EU wheat crops need sun after wet summer start

Wheat crops in west Europe urgently need sunshine to push them towards ripeness and high quality after a very wet and cloudy start to the summer, analysts and traders said on Tuesday.

Harvest forecasts are still generally optimistic for the top three EU producers France, Germany and Britain. But the wet weather which has spoilt countless holidays is now starting to worry wheat farmers.

"If the wet weather continues there will be fears of quality losses in several countries," one European trader said. "There is still time for a recovery if we get a good burst of sunshine so it is too early to add Europe to the problems seen in the U.S. and Russia."

U.S. grain futures soared on Monday as continuing dryness in the U.S. Midwest looked likely to ravage crops, and floods in Russia's southern wheat export region caused havoc.

France, the EU's largest wheat producer, should harvest 35.9 million tonnes of soft wheat this year, up 5.8 percent from 2011, the French farm ministry said on Monday in its first estimate of 2012 output. This was the same as estimated by French farm agency FranceAgriMer.

But repeated rain is making farmers tense with concern growing about whether the forecasts will be achieved. Rain in France last month was 20 percent above average.

"Farmers are living on their nerves," one trader said. "Harvest operations are being delayed and the start of the (marketing) campaign looks delicate."

The rain along with violent storms, has lodged (beaten down) some barley and wheat fields in leading French production areas, raising fears of yield and quality losses. The regions Centre, Ile-de-France around Paris and Picardy in the north were the most hit.

In France's early harvest areas southwest and the Atlantic coast, rains repeatedly slowed first wheat cuttings.

"Compared to the optimism of early June, these intense and persistent rains have damaged some of the potential," said David Gouache of French institute Arvalis.

Forecasters do not expect an improvement in French weather in the next few weeks. Quality concerns were raised by high humidity levels recorded in some areas during flowering stage, a period favorable to the spread of fungus, Gouache said.


Second largest EU wheat producer Germany has also suffered repeated rain.

"The rain helped wheat recover from the springtime drought but we have had enough now," one German analyst said. "There is growing concern that quality loss could occur if the rain goes on.
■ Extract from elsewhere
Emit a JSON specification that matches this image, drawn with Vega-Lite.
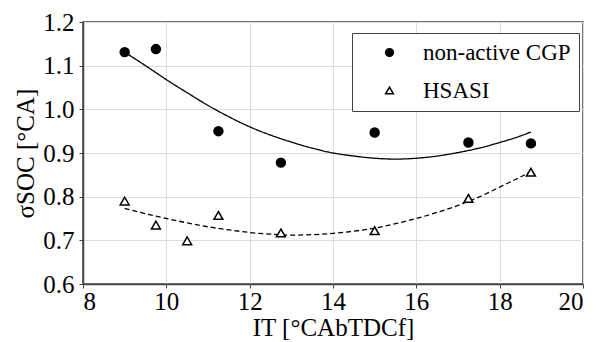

But a good blast of sunshine would still bring wheat to ripeness on schedule."

Wet and cloudy weather is forecast for much of Germany up to Saturday.

German grain trading house Toepfer forecasts the country's 2012 wheat crop at 22.71 million tonnes, slightly above the 22.70 million tonnes harvested in 2011.


The outlook for Britain's wheat crop has deteriorated in recent weeks with scant sunshine and abundant rains diminishing yield prospects.

"The big concern is the lack of sunshine we've had through June and into July now," said Jack Watts, senior economist at the Home-Grown Cereals Authority.

Britain's Met Office has reported that last month was the second dullest June on record, depriving crops of the sunshine they need to increase the size and weight of kernels.

"We haven't had favorable weather for grain filling so that is bound to have impacted yields," Watts said, adding that rain was also a concern. The UK experienced its wettest June since records began in 1910.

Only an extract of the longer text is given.